Eppure nel 2016 Acea Ato 2 ha investito sulla rete idrica per circa 225 milioni. Come ha evidenziato un'analisi elaborata da Merian Research e dallo Studio Lillia (commissionato dalla deputata grillina Federica Daga, paladina dell'«acqua bene comune»), il gestore del servizio idrico nel periodo 2012-2015 ha effettuato investimenti per 577 milioni, circa 375 milioni in meno di quanto preventivato dal piano industriale. Non a caso la redditività di Acea Ato si avvicina spesso al 10%, un valore che molte imprese sognano. E non è un caso che Raggi abbia pensato di vendere quel 3,5% della società per fare cassa, ma una mozione dei suoi stessi consiglieri l'ha stoppata.

Dunque la spiegazione dei disservizi di questi giorni è anche in questi numeri: i soci di Acea incassano da Acea Ato 2 (due volte considerato che gli investimenti sono finanziati da prestiti della capogruppo) ma quest'ultima non sempre riesce a curare la rete degli acquedotti come dovrebbe. Il pensiero non può non andare alle polemiche degli ultimi giorni tra il sindaco Raggi, e il governatore del Lazio, Nicola Zingaretti, che chiudendo il prelievo dal bacino del Lago di Bracciano potrebbe far restare all'asciutto la Capitale (di sicuro resterà senz'acqua un altro Comune pentastellato, Civitavecchia). La politica che crea problemi e che poi accusa gli avversari di aver incancrenito la situazione.

Di sicuro quando l'ex sindaco di Roma, Francesco Rutelli, si impegnò alla fine degli anni '90 per la veloce attuazione dell'«Ambito territoriale ottimale» (di cui Ato è l'acronimo) nessuno avrebbe previsto la grande sete dell'estate 2017. Anzi, si era creato una nuova istituzione nella quale manager «politici» avrebbero potuto trovare uno sbocco.
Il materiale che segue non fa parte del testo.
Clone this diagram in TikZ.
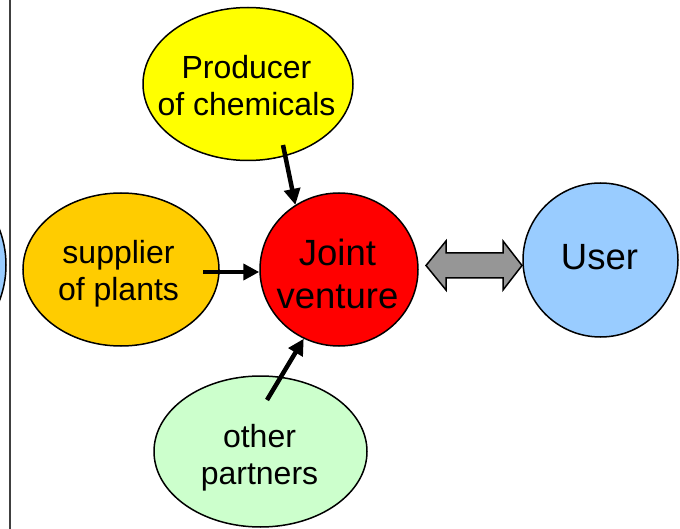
\documentclass[tikz,border=0pt]{standalone}
\usepackage{fontspec}
\setmainfont{Liberation Sans}
\usetikzlibrary{shapes.geometric,arrows.meta}
\definecolor{cyel}{RGB}{255,255,0}
\definecolor{corange}{RGB}{255,204,0}
\definecolor{cred}{RGB}{255,0,0}
\definecolor{cblue}{RGB}{153,204,255}
\definecolor{cgreen}{RGB}{204,255,204}
\definecolor{cgray}{RGB}{150,150,150}
\tikzset{
  blob/.style={ellipse, draw=black, line width=1.5pt, inner sep=0pt},
  txt/.style={align=center, inner sep=0pt, font=\fontsize{32}{37}\selectfont},
  bigtxt/.style={align=center, inner sep=0pt, font=\fontsize{36.5}{43}\selectfont},
  arr/.style={line width=4.5pt, -{Triangle[length=16pt,width=16pt]}},
}
\begin{document}
\begin{tikzpicture}[x=1pt,y=-1pt]
\useasboundingbox (0,0) rectangle (680,529);
\clip (0,0) rectangle (680,529);
\fill[white] (0,0) rectangle (680,529);
% left divider and partial circle
\node[blob, fill=cblue, minimum width=200pt, minimum height=200pt] (leftc) at (-94,265) {};
\draw[line width=1.5pt, black!75] (10,0) -- (10,529);
% blobs
\node[blob, fill=cyel, minimum width=210pt, minimum height=153pt] (prod) at (248,84) {};
\node[blob, fill=corange, minimum width=196pt, minimum height=153pt] (supp) at (121,269.5) {};
\node[blob, fill=cred, minimum width=158pt, minimum height=153pt] (jv) at (339,269.5) {};
\node[blob, fill=cblue, minimum width=155pt, minimum height=154pt] (user) at (600.5,260) {};
\node[blob, fill=cgreen, minimum width=213pt, minimum height=151pt] (other) at (260.5,451.5) {};
% texts
\node[txt] (prodtxt) at (246.5,85.5) {Producer\\of chemicals};
\node[txt] (supptxt) at (118.5,273.5) {supplier\\of plants};
\node[bigtxt] (jvtxt) at (337.5,273.5) {Joint\\venture};
\node[bigtxt] (usertxt) at (599.5,257.5) {User};
\node[txt] (othertxt) at (259.5,457.5) {other\\partners};
% arrows
\coordinate (p1) at (283,145);
\coordinate (s1) at (203,272);
\coordinate (o1) at (267,400);
\draw[arr] (p1) -- (jv.124);
\draw[arr] (s1) -- (s1 -| jv.west);
\draw[arr] (o1) -- (jv.-117);
% double arrow between joint venture and user
\draw[line width=1.5pt, fill=cgray, line join=miter]
  (426,265.5) -- (446,241) -- (446,253) -- (503,253) -- (503,241) -- (522,265.5)
  -- (503,290) -- (503,278) -- (446,278) -- (446,290) -- cycle;
\end{tikzpicture}
\end{document}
Ad Acea Ato 2, tanto per fare un esempio, è stato confermato Paolo Saccani, insediato dal precedente vertice boschiano-renziano e poi confermato anche dal nuovo corso grillino. In fondo anche l'attuale ad di Acea, Stefano Donnarumma, è un «cavallo di ritorno». Uscito qualche anno fa per dissapori con il precedente management (in particolare con Francesco Sperandini, poi passato al Gse), è stato richiamato dagli M5S area Lombardi. Anche perché il Movimento non ha a tutt'oggi profili spendibili per ruoli importanti.

E così a Roma e nel mondo delle utility vincono sempre le professionalità consolidate, gli investitori istituzionali (e non) e perdono i cittadini.